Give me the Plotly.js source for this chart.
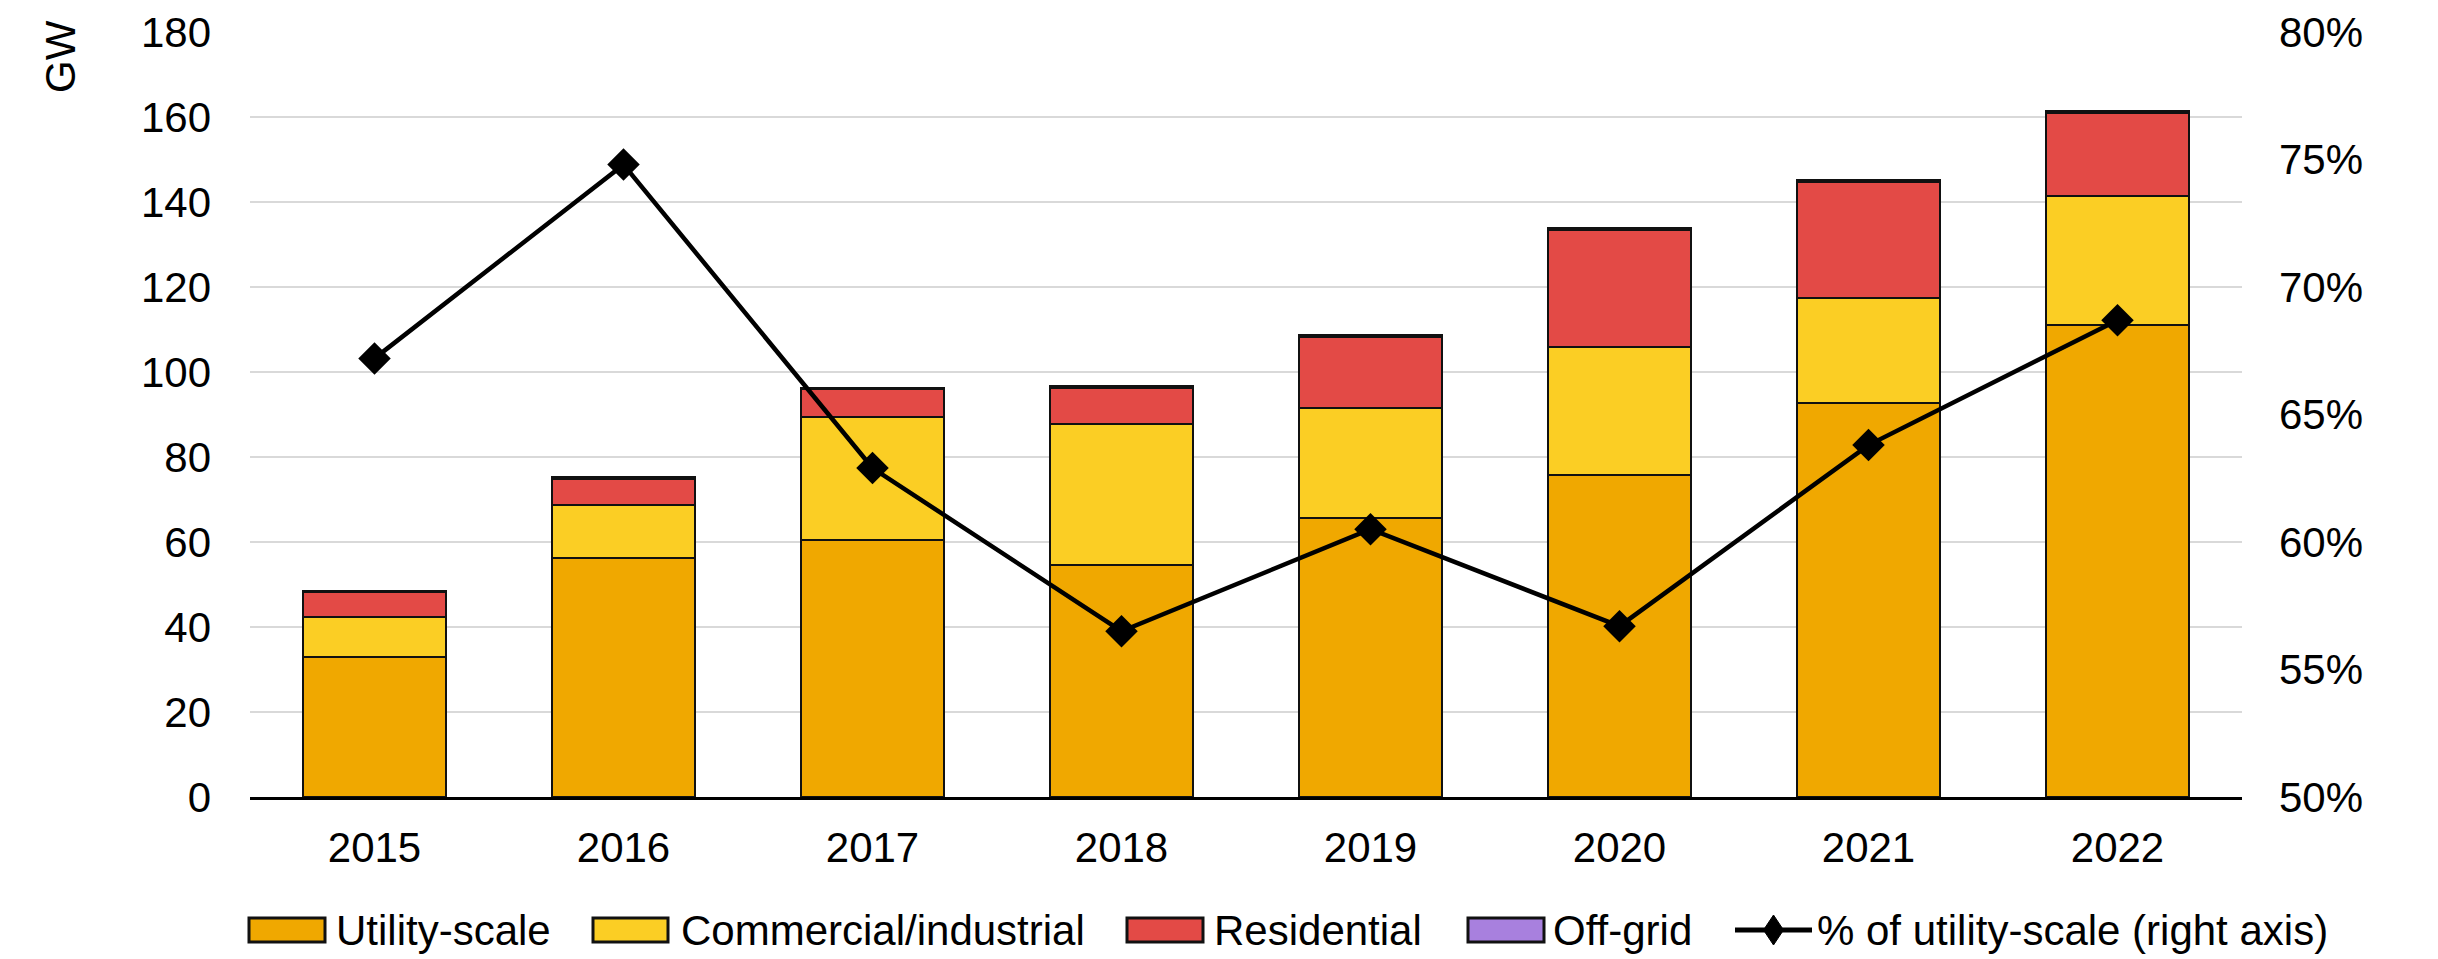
<!DOCTYPE html>
<html>
<head>
<meta charset="utf-8">
<script src="https://cdn.plot.ly/plotly-3.0.1.min.js"></script>
<style>
  html, body { margin: 0; padding: 0; background: #ffffff; }
  #chart { width: 2438px; height: 959px; }
</style>
</head>
<body>
<div id="chart"></div>
<script>
// ---- data ----
const years = ['2015', '2016', '2017', '2018', '2019', '2020', '2021', '2022'];
const utilityScale = [33.0, 56.3, 60.4, 54.5, 65.7, 75.7, 92.6, 111.1];
const commercialIndustrial = [9.3, 12.5, 28.9, 33.2, 25.9, 30.2, 24.9, 30.3];
const residential = [5.9, 6.0, 6.6, 8.5, 16.6, 27.6, 27.3, 19.5];
const offGrid = [0.3, 0.4, 0.4, 0.4, 0.4, 0.4, 0.4, 0.4];
const utilityShare = [67.2, 74.8, 62.9, 56.5, 60.5, 56.7, 63.8, 68.7];

const seriesNames = ['Utility-scale', 'Commercial/industrial', 'Residential', 'Off-grid', '% of utility-scale (right axis)'];
const seriesColors = ['#F0A800', '#FBCE24', '#E34A46', '#A880DE', '#000000'];
const leftTicks = [0, 20, 40, 60, 80, 100, 120, 140, 160, 180];
const rightTicks = [50, 55, 60, 65, 70, 75, 80];
const rightTickLabels = ['50%', '55%', '60%', '65%', '70%', '75%', '80%'];

// ---- layout geometry (pixels) ----
const W = 2438, H = 959;
const M = { l: 250, r: 196, t: 32, b: 162 };
const PW = W - M.l - M.r, PH = H - M.t - M.b;
const px2x = p => (p - M.l) / PW;
const px2y = p => (H - M.b - p) / PH;

const FONT = 'Liberation Sans, Arial, sans-serif';
const FS = 42;

const barSeries = [utilityScale, commercialIndustrial, residential, offGrid];
const traces = barSeries.map((vals, i) => ({
  type: 'bar',
  name: seriesNames[i],
  x: years,
  y: vals,
  marker: { color: seriesColors[i], line: { color: '#111111', width: 2 } },
  hoverinfo: 'x+y+name'
}));
traces.push({
  type: 'scatter',
  mode: 'lines+markers',
  name: seriesNames[4],
  x: years,
  y: utilityShare,
  yaxis: 'y2',
  line: { color: '#000000', width: 4.5 },
  marker: { symbol: 'diamond', size: 25, color: '#000000' }
});

// ---- custom legend (swatches + labels) ----
const legendY = 930;
const legendItems = [
  { sw: [249, 325], tx: 334 },
  { sw: [593, 668], tx: 679 },
  { sw: [1127, 1203], tx: 1212 },
  { sw: [1468, 1544], tx: 1551 },
  { sw: [1735, 1812], tx: 1815 }
];
const shapes = [];
const annotations = [];
legendItems.forEach((it, i) => {
  if (i < 4) {
    shapes.push({
      type: 'rect', xref: 'paper', yref: 'paper',
      x0: px2x(it.sw[0]), x1: px2x(it.sw[1]),
      y0: px2y(legendY + 12), y1: px2y(legendY - 12),
      fillcolor: seriesColors[i],
      line: { color: '#111111', width: 3 }
    });
  } else {
    shapes.push({
      type: 'line', xref: 'paper', yref: 'paper',
      x0: px2x(it.sw[0]), x1: px2x(it.sw[1]),
      y0: px2y(legendY), y1: px2y(legendY),
      line: { color: '#000000', width: 5 }
    });
    const cx = (it.sw[0] + it.sw[1]) / 2, dx = 10, dy = 15;
    shapes.push({
      type: 'path', xref: 'paper', yref: 'paper',
      path: 'M' + px2x(cx - dx) + ',' + px2y(legendY) +
            ' L' + px2x(cx) + ',' + px2y(legendY - dy) +
            ' L' + px2x(cx + dx) + ',' + px2y(legendY) +
            ' L' + px2x(cx) + ',' + px2y(legendY + dy) + ' Z',
      fillcolor: '#000000', line: { color: '#000000', width: 1 }
    });
  }
  annotations.push({
    xref: 'paper', yref: 'paper',
    x: px2x(it.tx), y: px2y(legendY),
    xanchor: 'left', yanchor: 'middle',
    text: seriesNames[i], showarrow: false,
    font: { family: FONT, size: FS, color: '#000000' }
  });
});
// axis unit label "GW" (rotated, top-left like the original)
annotations.push({
  xref: 'paper', yref: 'paper',
  x: px2x(60), y: px2y(57),
  xanchor: 'center', yanchor: 'middle',
  text: 'GW', textangle: -90, showarrow: false,
  font: { family: FONT, size: FS, color: '#000000' }
});

const layout = {
  width: W, height: H,
  margin: M,
  paper_bgcolor: '#ffffff',
  plot_bgcolor: '#ffffff',
  barmode: 'stack',
  bargap: 0.425,
  showlegend: false,
  font: { family: FONT, size: FS, color: '#000000' },
  xaxis: {
    type: 'category',
    showline: true, linecolor: '#000000', linewidth: 3,
    showgrid: false, zeroline: false,
    ticks: '', ticklabelstandoff: 12,
    tickfont: { family: FONT, size: FS, color: '#000000' }
  },
  yaxis: {
    range: [0, 180],
    tickvals: leftTicks,
    showgrid: true, gridcolor: '#D9D9D9', gridwidth: 2,
    zeroline: false, showline: false,
    ticks: '', ticklabelstandoff: 38,
    tickfont: { family: FONT, size: FS, color: '#000000' }
  },
  yaxis2: {
    overlaying: 'y', side: 'right',
    range: [50, 80],
    tickmode: 'array',
    tickvals: rightTicks,
    ticktext: rightTickLabels,
    showgrid: false, zeroline: false, showline: false,
    ticks: '', ticklabelstandoff: 36,
    tickfont: { family: FONT, size: FS, color: '#000000' }
  },
  shapes: shapes,
  annotations: annotations
};

Plotly.newPlot('chart', traces, layout, { displayModeBar: false, staticPlot: true });
</script>
</body>
</html>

——————————

What to produce:
Which lines hold the string "chart"? Copy all of them from the data above.

Response to this exercise:
Give me the Plotly.js source for this chart.
  #chart { width: 2438px; height: 959px; }
<div id="chart"></div>
Plotly.newPlot('chart', traces, layout, { displayModeBar: false, staticPlot: true });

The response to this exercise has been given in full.